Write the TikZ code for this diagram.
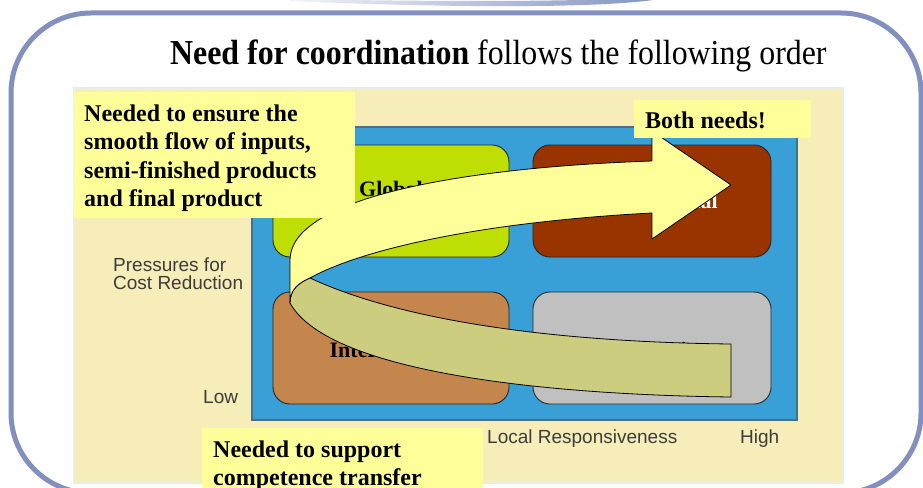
\documentclass[tikz,border=0pt]{standalone}
\usepackage{fontspec}
\setmainfont{Liberation Serif}
\newfontfamily\axisfont{Liberation Sans}

\definecolor{frameblue}{RGB}{129,144,190}
\definecolor{panelbeige}{RGB}{247,237,185}
\definecolor{paneledge}{RGB}{226,240,234}
\definecolor{fieldblue}{RGB}{56,159,215}
\definecolor{fieldedge}{RGB}{80,110,130}
\definecolor{globalgreen}{RGB}{190,222,4}
\definecolor{transred}{RGB}{153,51,0}
\definecolor{intlbrown}{RGB}{196,134,76}
\definecolor{localgray}{RGB}{192,192,192}
\definecolor{noteyellow}{RGB}{255,255,153}
\definecolor{foldolive}{RGB}{205,205,128}
\definecolor{axisgray}{RGB}{60,60,60}

\tikzset{
  quadrant/.style={draw=black!85, line width=0.9pt, rounded corners=17pt, inner sep=0pt},
  quadlabel/.style={anchor=base, inner sep=0pt, font=\fontsize{22}{24}\selectfont\bfseries},
  axislabel/.style={anchor=base west, inner sep=0pt, text=axisgray, font=\axisfont\fontsize{19}{19}\selectfont},
  notebox/.style={fill=noteyellow},
  notetext/.style={anchor=base west, inner sep=0pt},
  bandedge/.style={draw=black, line width=0.8pt, line join=round},
}

\begin{document}
\begin{tikzpicture}[x=1pt, y=-1pt]
  \useasboundingbox (0,0) rectangle (923,487);
  \fill[white] (0,0) rectangle (923,487);

  % title tab peeking in at the top
  \shade[left color=white!90!frameblue, middle color=white!35!frameblue, right color=frameblue]
    (290,1) .. controls (450,8) and (620,9) .. (670,-3)
    -- (664,-4) .. controls (600,2) and (450,2) .. (290,-1) -- cycle;

  % slide frame
  \draw[frameblue, line width=5pt, rounded corners=80pt] (11,13) rectangle (921,493);

  % chart panel and field
  \filldraw[fill=panelbeige, draw=paneledge, line width=1.5pt] (74,88) rectangle (843,483);
  \filldraw[fill=fieldblue, draw=fieldedge, line width=1.2pt] (252,127) rectangle (797,420);

  % the four quadrants
  \node[quadrant, fill=globalgreen, minimum width=236pt, minimum height=112pt] (gs) at (391,201) {};
  \node[quadrant, fill=transred,    minimum width=238pt, minimum height=112pt] (tn) at (652,201) {};
  \node[quadrant, fill=intlbrown,   minimum width=236pt, minimum height=112pt] (in) at (391,348) {};
  \node[quadrant, fill=localgray,   minimum width=238pt, minimum height=112pt] (lo) at (652,348) {};

  \node[quadlabel] (gslabel) at (391,196) {Global};
  \node[quadlabel, text=white] (tnlabel) at (652,208) {Transnational};
  \node[quadlabel] (inlabel) at (392,357) {International};
  \node[quadlabel] (lolabel) at (652,357) {Localization};

  % axis labels
  \node[axislabel] (pres1) at (113,271) {Pressures for};
  \node[axislabel] (pres2) at (113,289) {Cost Reduction};
  \node[axislabel] (lowv)  at (203,403) {Low};
  \node[axislabel] (locr)  at (487,443) {Local Responsiveness};
  \node[axislabel] (highh) at (740,443) {High};

  % curved arrow: back side of the band
  \filldraw[bandedge, fill=foldolive]
    (310,278) .. controls (400,320) and (550,342) .. (731,344)
    -- (731,397) .. controls (560,395) and (330,375) .. (290,303)
    .. controls (290,290) and (298,283) .. (310,278) -- cycle;

  % curved arrow: front side with head
  \filldraw[bandedge, fill=noteyellow]
    (731,185) -- (652,131) -- (652,161)
    .. controls (450,168) and (290,200) .. (290,260)
    -- (290,303)
    .. controls (290,290) and (298,283) .. (310,278)
    .. controls (360,250) and (480,222) .. (652,213)
    -- (652,239) -- cycle;

  % call-outs
  \fill[notebox] (74,92) rectangle (355,218);
  \node[notetext] (flow) at (84,121) {\parbox[t]{265pt}{\fontsize{24}{28.5}\selectfont\bfseries\raggedright
    Needed to ensure the\\ smooth flow of inputs,\\ semi-finished products\\ and final product}};

  \fill[notebox] (634,100) rectangle (811,138);
  \node[notetext, font=\fontsize{24}{28.5}\selectfont\bfseries] (both) at (645,128) {Both needs!};

  \fill[notebox] (202,428) rectangle (483,492);
  \node[notetext] (comp) at (213,457) {\parbox[t]{265pt}{\fontsize{24}{28}\selectfont\bfseries\raggedright
    Needed to support\\ competence transfer}};

  % heading
  \node[notetext] (title) at (170,65) {\scalebox{0.91}[1]{\fontsize{35}{40}\selectfont\textbf{Need for coordination} follows the following order}};
\end{tikzpicture}
\end{document}
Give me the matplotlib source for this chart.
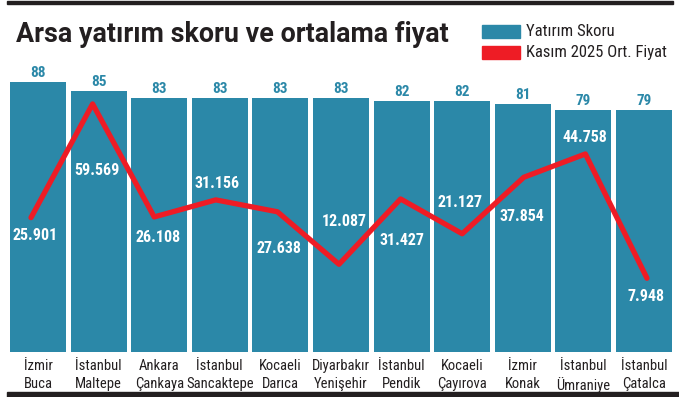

_____

◆ **Task to carry out**:
Transcribe the whole listing, character for character, but not its images.

◆ **Output of the exercise**:
Write the TikZ code for this diagram.
\documentclass[tikz,border=0pt]{standalone}
\usepackage{fontspec}
\setmainfont{Liberation Serif}
\newfontfamily\axisfont{Liberation Sans}

\definecolor{frameblue}{RGB}{129,144,190}
\definecolor{panelbeige}{RGB}{247,237,185}
\definecolor{paneledge}{RGB}{226,240,234}
\definecolor{fieldblue}{RGB}{56,159,215}
\definecolor{fieldedge}{RGB}{80,110,130}
\definecolor{globalgreen}{RGB}{190,222,4}
\definecolor{transred}{RGB}{153,51,0}
\definecolor{intlbrown}{RGB}{196,134,76}
\definecolor{localgray}{RGB}{192,192,192}
\definecolor{noteyellow}{RGB}{255,255,153}
\definecolor{foldolive}{RGB}{205,205,128}
\definecolor{axisgray}{RGB}{60,60,60}

\tikzset{
  quadrant/.style={draw=black!85, line width=0.9pt, rounded corners=17pt, inner sep=0pt},
  quadlabel/.style={anchor=base, inner sep=0pt, font=\fontsize{22}{24}\selectfont\bfseries},
  axislabel/.style={anchor=base west, inner sep=0pt, text=axisgray, font=\axisfont\fontsize{19}{19}\selectfont},
  notebox/.style={fill=noteyellow},
  notetext/.style={anchor=base west, inner sep=0pt},
  bandedge/.style={draw=black, line width=0.8pt, line join=round},
}

\begin{document}
\begin{tikzpicture}[x=1pt, y=-1pt]
  \useasboundingbox (0,0) rectangle (923,487);
  \fill[white] (0,0) rectangle (923,487);

  % title tab peeking in at the top
  \shade[left color=white!90!frameblue, middle color=white!35!frameblue, right color=frameblue]
    (290,1) .. controls (450,8) and (620,9) .. (670,-3)
    -- (664,-4) .. controls (600,2) and (450,2) .. (290,-1) -- cycle;

  % slide frame
  \draw[frameblue, line width=5pt, rounded corners=80pt] (11,13) rectangle (921,493);

  % chart panel and field
  \filldraw[fill=panelbeige, draw=paneledge, line width=1.5pt] (74,88) rectangle (843,483);
  \filldraw[fill=fieldblue, draw=fieldedge, line width=1.2pt] (252,127) rectangle (797,420);

  % the four quadrants
  \node[quadrant, fill=globalgreen, minimum width=236pt, minimum height=112pt] (gs) at (391,201) {};
  \node[quadrant, fill=transred,    minimum width=238pt, minimum height=112pt] (tn) at (652,201) {};
  \node[quadrant, fill=intlbrown,   minimum width=236pt, minimum height=112pt] (in) at (391,348) {};
  \node[quadrant, fill=localgray,   minimum width=238pt, minimum height=112pt] (lo) at (652,348) {};

  \node[quadlabel] (gslabel) at (391,196) {Global};
  \node[quadlabel, text=white] (tnlabel) at (652,208) {Transnational};
  \node[quadlabel] (inlabel) at (392,357) {International};
  \node[quadlabel] (lolabel) at (652,357) {Localization};

  % axis labels
  \node[axislabel] (pres1) at (113,271) {Pressures for};
  \node[axislabel] (pres2) at (113,289) {Cost Reduction};
  \node[axislabel] (lowv)  at (203,403) {Low};
  \node[axislabel] (locr)  at (487,443) {Local Responsiveness};
  \node[axislabel] (highh) at (740,443) {High};

  % curved arrow: back side of the band
  \filldraw[bandedge, fill=foldolive]
    (310,278) .. controls (400,320) and (550,342) .. (731,344)
    -- (731,397) .. controls (560,395) and (330,375) .. (290,303)
    .. controls (290,290) and (298,283) .. (310,278) -- cycle;

  % curved arrow: front side with head
  \filldraw[bandedge, fill=noteyellow]
    (731,185) -- (652,131) -- (652,161)
    .. controls (450,168) and (290,200) .. (290,260)
    -- (290,303)
    .. controls (290,290) and (298,283) .. (310,278)
    .. controls (360,250) and (480,222) .. (652,213)
    -- (652,239) -- cycle;

  % call-outs
  \fill[notebox] (74,92) rectangle (355,218);
  \node[notetext] (flow) at (84,121) {\parbox[t]{265pt}{\fontsize{24}{28.5}\selectfont\bfseries\raggedright
    Needed to ensure the\\ smooth flow of inputs,\\ semi-finished products\\ and final product}};

  \fill[notebox] (634,100) rectangle (811,138);
  \node[notetext, font=\fontsize{24}{28.5}\selectfont\bfseries] (both) at (645,128) {Both needs!};

  \fill[notebox] (202,428) rectangle (483,492);
  \node[notetext] (comp) at (213,457) {\parbox[t]{265pt}{\fontsize{24}{28}\selectfont\bfseries\raggedright
    Needed to support\\ competence transfer}};

  % heading
  \node[notetext] (title) at (170,65) {\scalebox{0.91}[1]{\fontsize{35}{40}\selectfont\textbf{Need for coordination} follows the following order}};
\end{tikzpicture}
\end{document}
Give me the matplotlib source for this chart.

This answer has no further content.